In our last blog post we began discussing the principles of Attachment Theory and how we at Circus Day Nursery put theory into practice to promote a nurturing setting where children feel safe and free to explore their environment.
In the following video we explain in further detail how we go about maintaining this ethos at Circus.
Let’s now take a look at how a child’s brain development influences how she forms relationships as well and why this is so important in the nursery setting.
Early Brain Development
In babies and toddlers younger than about 30 months, their brains’ right hemisphere is developing more rapidly and exerting more control over behaviour than the left side. The right side is where intuitive skills develop which are needed for relationships, emotions, and the empathic understanding of another person’s feelings.
These unconscious skills are learned by babies and toddlers whilst experiencing them from their carers over and over again, and it’s the quality of the relationships and the feelings they experience day after day that can have a significant influence on their developing brain. These formative early experiences cannot be consciously recalled by the child later on because they occur during the pre-verbal phase of brain development, but with consistency of routines and a good understanding from the practitioner, comes confidence and trust from the child.
Learning Through Play, Routines and Word Recognition
Children at Circus are actively encouraged to explore the safe environment, through play, which incorporates age appropriate stimulation. Visual routines and photos of objects are really important. Children should be encouraged from an early age to read from left to right and this is followed through in our nursery with displaying photos first then followed by the word. Number lines and alphabet lines should also run from left to right when hung up or placed on a wall. Visual routines and named coat pegs help children with name recognition.
At Circus we encourage parents to help us make the children feel happy and secure to explore word recognition by supplying healthy routines as soon as the children enter Circus. First, we encouraging parents to help their children to self register in the mornings by providing a named label box which the children sort through and find a picture of their face with their name underneath. Next, equipment and objects in the nursery are visually labelled as well as the “spelling” of the word. This helps the child to learn to associate a word, for example, the word “chair” is written on an actual chair.
Practitioners ensure that all resources are organised and stored at a low level so that they are readily accessible to children. This encourages independent selection and return.
The resources are clearly labeled and arranged with care to ensure they are stimulating, interesting and varied. A box of toys simply tipped onto the carpet is not acceptable.
Children are encouraged to utilise all resources across the room. They will be supported to combine resources from different areas and return them when finished.
Brain Development Shifts From Right to Left
By about 36 months, toddlers’ brains have undergone a very significant change. The growth spurt of the right side of the brain has slowed down and the sensitive period for developing social and emotional intelligence has made way for a growth spurt on the left side. The left side of the brain then becomes dominant, and promotes the development of complex speech and the ability to remember past events and anticipate future ones.

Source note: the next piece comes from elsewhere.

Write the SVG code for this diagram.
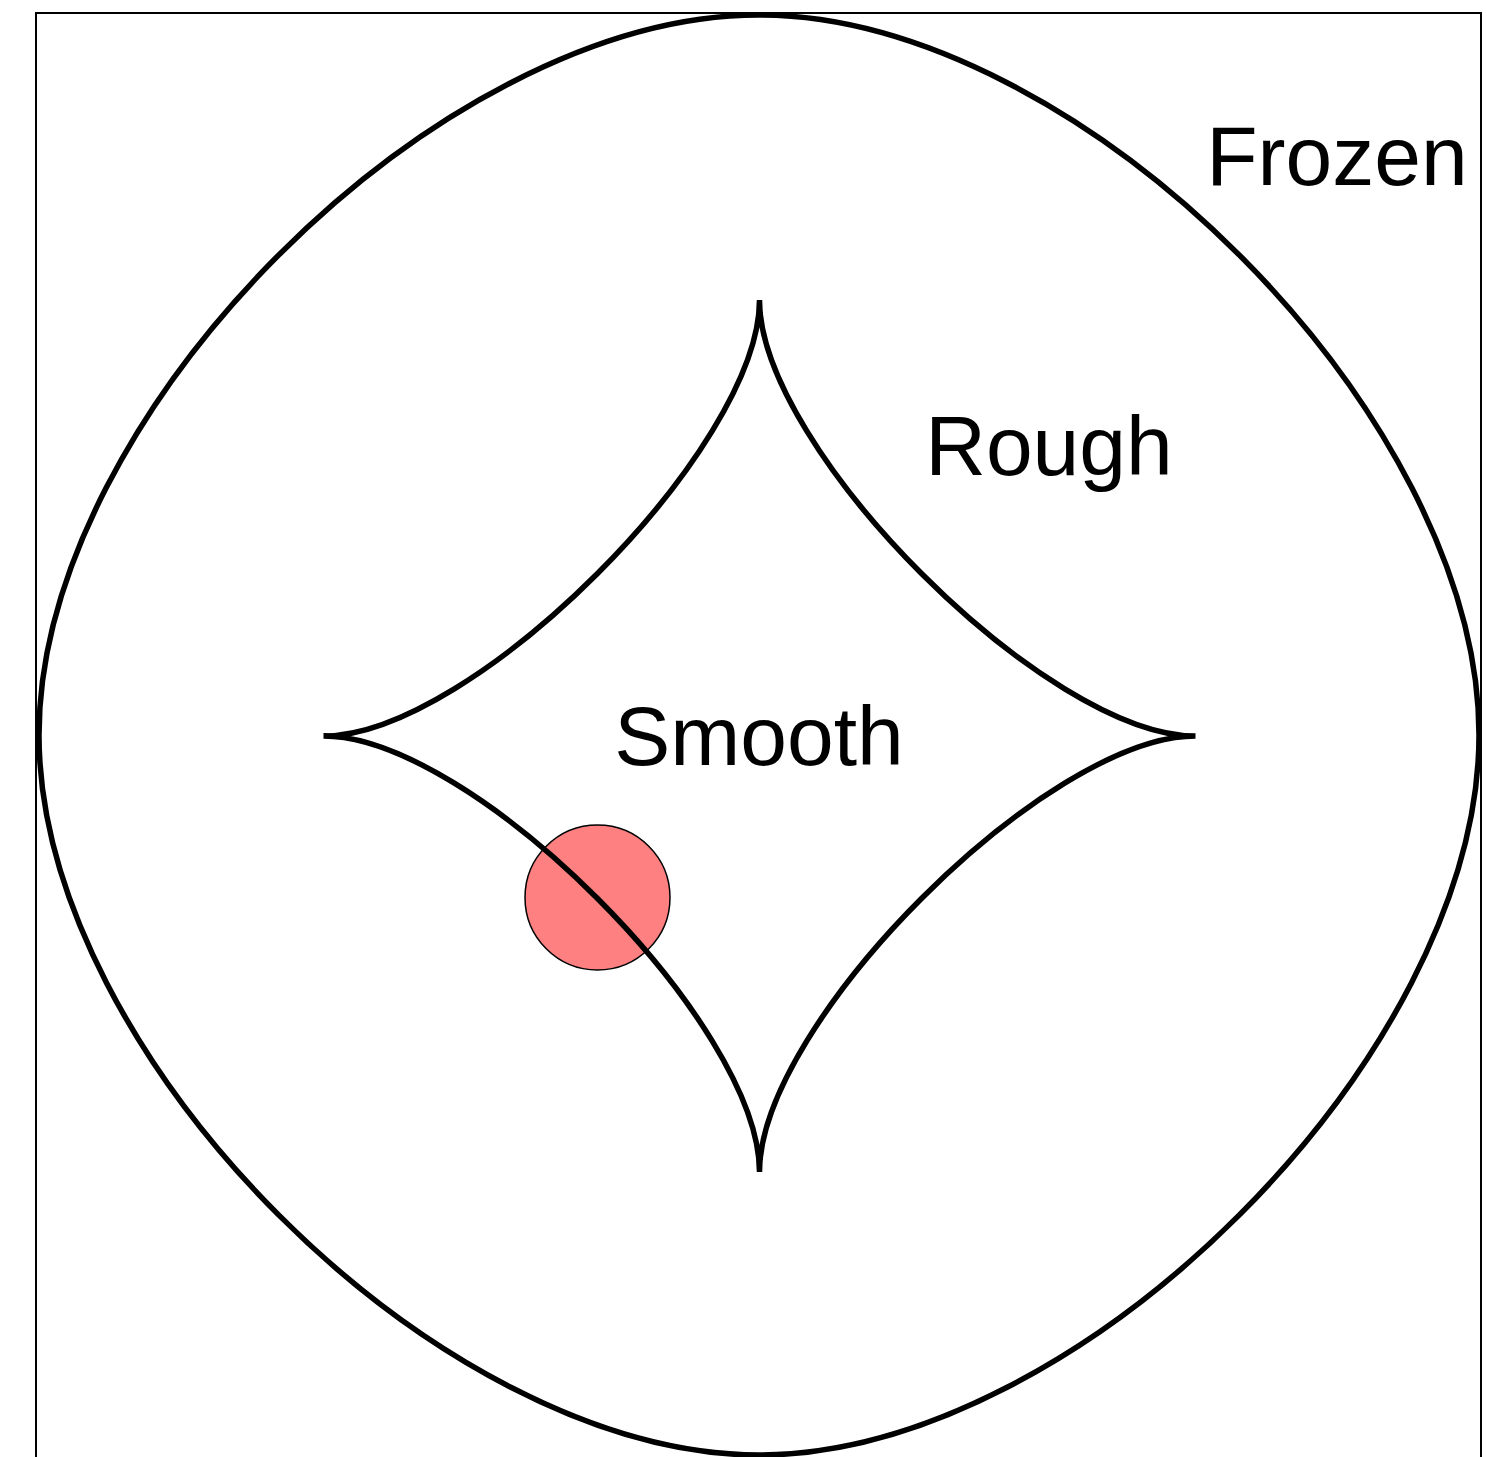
<svg xmlns="http://www.w3.org/2000/svg" width="1487" height="1457" viewBox="0 0 1487 1457">
  <style>
    .curve { fill: none; stroke: #000; stroke-width: 5.5; }
    .label { font-family: "Liberation Sans", Arial, sans-serif; font-size: 84px; fill: #000; text-anchor: middle; }
  </style>
  <rect width="1487" height="1457" fill="#fff"/>
  <g id="frame">
    <path d="M36,1460 V13 H1481 V1460" fill="none" stroke="#000" stroke-width="2"/>
  </g>
  <g id="marker">
    <circle cx="597.5" cy="897.5" r="72.5" fill="#ff8080" stroke="#000" stroke-width="1.5"/>
  </g>
  <g id="boundaries">
    <path id="frozen-boundary" class="curve" d="M759,15 C1079.4,15 1479,414.6 1479,735 C1479,1055.4 1079.4,1455 759,1455 C438.6,1455 39,1055.4 39,735 C39,414.6 438.6,15 759,15 Z"/>
    <path id="smooth-boundary" class="curve" d="M759.5,300 C759.5,448.7 1046.8,736 1195.5,736 C1046.8,736 759.5,1023.3 759.5,1172 C759.5,1023.3 472.2,736 323.5,736 C472.2,736 759.5,448.7 759.5,300 Z"/>
  </g>
  <g id="labels">
    <text id="frozen" class="label" x="1337" y="185">Frozen</text>
    <text id="rough" class="label" x="1049" y="475">Rough</text>
    <text id="smooth" class="label" x="759" y="765">Smooth</text>
  </g>
</svg>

The Practitioners at Circus Day Nursery recognise the need for social and emotional contact, and through the use of persona dolls, different scenarios can be safely explored. The Practitioners are aware of the importance of age appropriate thought provoking activities to stimulate the brain, such as reading, computers, role play, outdoor physical play, Forest School, music, languages and cooking.

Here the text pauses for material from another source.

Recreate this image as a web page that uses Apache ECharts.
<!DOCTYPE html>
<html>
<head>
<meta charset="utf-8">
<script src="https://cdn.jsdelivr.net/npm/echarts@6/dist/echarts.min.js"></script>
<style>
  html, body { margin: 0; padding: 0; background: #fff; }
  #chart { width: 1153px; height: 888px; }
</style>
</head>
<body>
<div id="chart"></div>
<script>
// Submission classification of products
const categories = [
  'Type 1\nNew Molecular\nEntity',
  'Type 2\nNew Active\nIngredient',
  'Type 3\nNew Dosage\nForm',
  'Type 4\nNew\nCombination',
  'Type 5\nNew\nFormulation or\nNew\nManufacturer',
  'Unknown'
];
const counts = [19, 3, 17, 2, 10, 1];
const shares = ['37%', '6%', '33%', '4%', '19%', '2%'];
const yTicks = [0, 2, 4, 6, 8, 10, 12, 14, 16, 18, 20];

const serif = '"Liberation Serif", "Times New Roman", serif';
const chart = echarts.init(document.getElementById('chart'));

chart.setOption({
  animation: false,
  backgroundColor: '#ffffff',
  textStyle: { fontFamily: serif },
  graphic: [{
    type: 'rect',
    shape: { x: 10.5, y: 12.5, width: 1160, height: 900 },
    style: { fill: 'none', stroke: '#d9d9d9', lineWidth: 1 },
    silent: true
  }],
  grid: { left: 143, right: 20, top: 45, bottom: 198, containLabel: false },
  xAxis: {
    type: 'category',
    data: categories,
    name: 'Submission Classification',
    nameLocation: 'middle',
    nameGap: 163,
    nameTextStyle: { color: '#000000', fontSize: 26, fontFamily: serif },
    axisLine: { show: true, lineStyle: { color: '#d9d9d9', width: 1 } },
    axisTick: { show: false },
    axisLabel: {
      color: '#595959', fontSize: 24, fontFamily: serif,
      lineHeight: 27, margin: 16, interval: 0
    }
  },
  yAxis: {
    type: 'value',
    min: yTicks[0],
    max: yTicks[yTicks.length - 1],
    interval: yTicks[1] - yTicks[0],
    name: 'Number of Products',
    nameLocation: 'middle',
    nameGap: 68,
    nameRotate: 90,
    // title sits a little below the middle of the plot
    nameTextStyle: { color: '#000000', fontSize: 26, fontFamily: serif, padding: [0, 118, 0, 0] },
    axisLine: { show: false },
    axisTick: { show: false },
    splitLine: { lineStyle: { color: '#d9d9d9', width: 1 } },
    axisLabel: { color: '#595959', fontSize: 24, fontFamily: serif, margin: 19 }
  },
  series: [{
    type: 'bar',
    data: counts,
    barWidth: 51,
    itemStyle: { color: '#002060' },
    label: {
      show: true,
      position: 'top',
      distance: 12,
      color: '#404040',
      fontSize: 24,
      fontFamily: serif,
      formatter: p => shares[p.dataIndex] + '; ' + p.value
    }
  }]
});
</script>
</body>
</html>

In Partnership With Parents
We understand parents are children’s first and most enduring educators. Practitioners place a strong emphasis on staff working together with parents to develop a strong partnership of care which in turn will have a positive impact on the child’s development and learning. It is important that nursery staff are trained to understand the needs of each stage of development from the baby, toddler and pre-school child, and at Circus we are continuously educating on the importance of understanding child development, and the important impact the carer has on each child, as an individual. The staff look carefully at the children in their care, consider their needs, their interests, and their stages of development and use all of this information to plan a challenging and enjoyable experience across all the areas of learning and development.
By reorganising childcare to provide secondary attachment bonds for babies and toddlers we can build on relationships, not only with the child, but with the mother. Staff can work co-operatively with parents, in professionally supported day care, and build up that one to one relationship with the child, under a key worker system, where the carer gets to work with and support the family.
Settling in Starts With a Home Visit
We recognise that children are dependant on a “key person” to become independent. At Circus we recognise the importance for a child and their family to settle into Circus life fully so we need to start building a relationship prior to a child starting at Circus. This is why we give the family the opportunity to welcome us into their home and personal lifes, by offering each family a home visit before a child’s first settling in session. Children feel very safe and secure in their own home and with their parents. By welcoming your child’s key person into your home, your child’s observation of this will enable them to trust this person and build on creating a relationship with them.
In a society which encourages both parents to work outside the home while their children are under three, it is attachment focused childcare arrangements that have a crucial role to play in facilitating the healthy emotional development of children.